Le marché mondial du diamant traverse une période difficile depuis plusieurs années. Face à une demande en berne, des prix volatils et une concurrence accrue des pierres de synthèse, les acteurs de la filière tentent de se réorganiser. C'est dans ce contexte que le groupe De Beers, référence historique du secteur, est mis en vente par son propriétaire, le conglomérat minier anglo-sud-africain Anglo American.
Depuis qu'Anglo American a officiellement lancé un processus de cession, qui suscite un vif intérêt tant du côté des acteurs privés que des États, les spéculations et les bruits de coulisses se multiplient. Fondé en 1888 en Afrique du Sud, De Beers a longtemps incarné l’hégémonie mondiale du diamant, contrôlant jusqu’à 80 % du marché au cours du XXᵉ siècle. Aujourd’hui, sa part de marché est tombée à environ 30 %, mais l’entreprise reste incontournable grâce à son expertise, son réseau et son rôle historique dans la promotion du diamant comme symbole d’amour et de luxe. Pour Anglo American, en pleine réorganisation de son portefeuille d’actifs, cette cession répond à un double objectif : alléger sa dette et recentrer ses activités sur des segments plus porteurs comme le cuivre et le minerai de fer.
La mise en vente intervient alors que l’industrie du diamant est fragilisée. La demande mondiale, notamment en Chine et aux États-Unis, deux marchés clés pour la joaillerie, a fortement ralenti. La montée en puissance des diamants de laboratoire, moins chers et de plus en plus prisés par les jeunes générations, accentue la pression sur les producteurs traditionnels. Selon plusieurs cabinets d’analyse, les prix des diamants bruts ont chuté de près de 20 % en 2023. Dans ce contexte, la valorisation de De Beers pourrait être affectée, mais son aura historique et ses actifs stratégiques (mines au Botswana, en Namibie et en Afrique du Sud, ainsi qu’un puissant réseau de distribution) en font une cible attractive.
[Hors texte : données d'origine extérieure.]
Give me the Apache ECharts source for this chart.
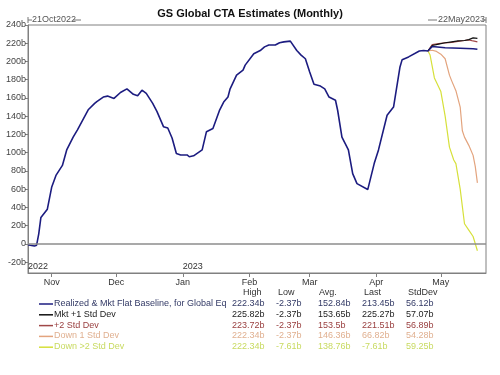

Parmi les prétendants, le Qatar se distingue par son intérêt affiché. Déjà actif dans les secteurs de l’énergie, de l’immobilier et du sport, l’émirat cherche à diversifier davantage ses investissements souverains et à renforcer sa présence dans le luxe. Un rachat de De Beers lui permettrait d’acquérir un fleuron mondial et de gagner en influence sur un marché toujours porteur symboliquement. De manière plus discrète, la Russie figure également parmi les acteurs intéressés. Son géant minier Alrosa, premier producteur mondial de diamants bruts, verrait dans cette opération une opportunité de consolider sa domination. Toutefois, les sanctions occidentales liées à la guerre en Ukraine compliqueraient une telle acquisition, rendant improbable un rachat direct mais ouvrant la voie à des montages plus complexes via des partenaires tiers.
Au-delà des États, plusieurs maisons de luxe et conglomérats spécialisés se préparent aussi à entrer dans la course. Contrôler l’approvisionnement en diamants bruts représente un avantage stratégique pour sécuriser la chaîne de valeur et protéger l’authenticité de leurs produits face à la concurrence des pierres synthétiques. La vente de De Beers ne constitue pas seulement une opération financière. Elle marque la fin d’un cycle pour un groupe qui a façonné l’imaginaire du diamant au niveau mondial. Le futur acquéreur héritera d’un patrimoine industriel, mais aussi d’un défi : réinventer l’avenir du diamant naturel dans un marché en pleine redéfinition.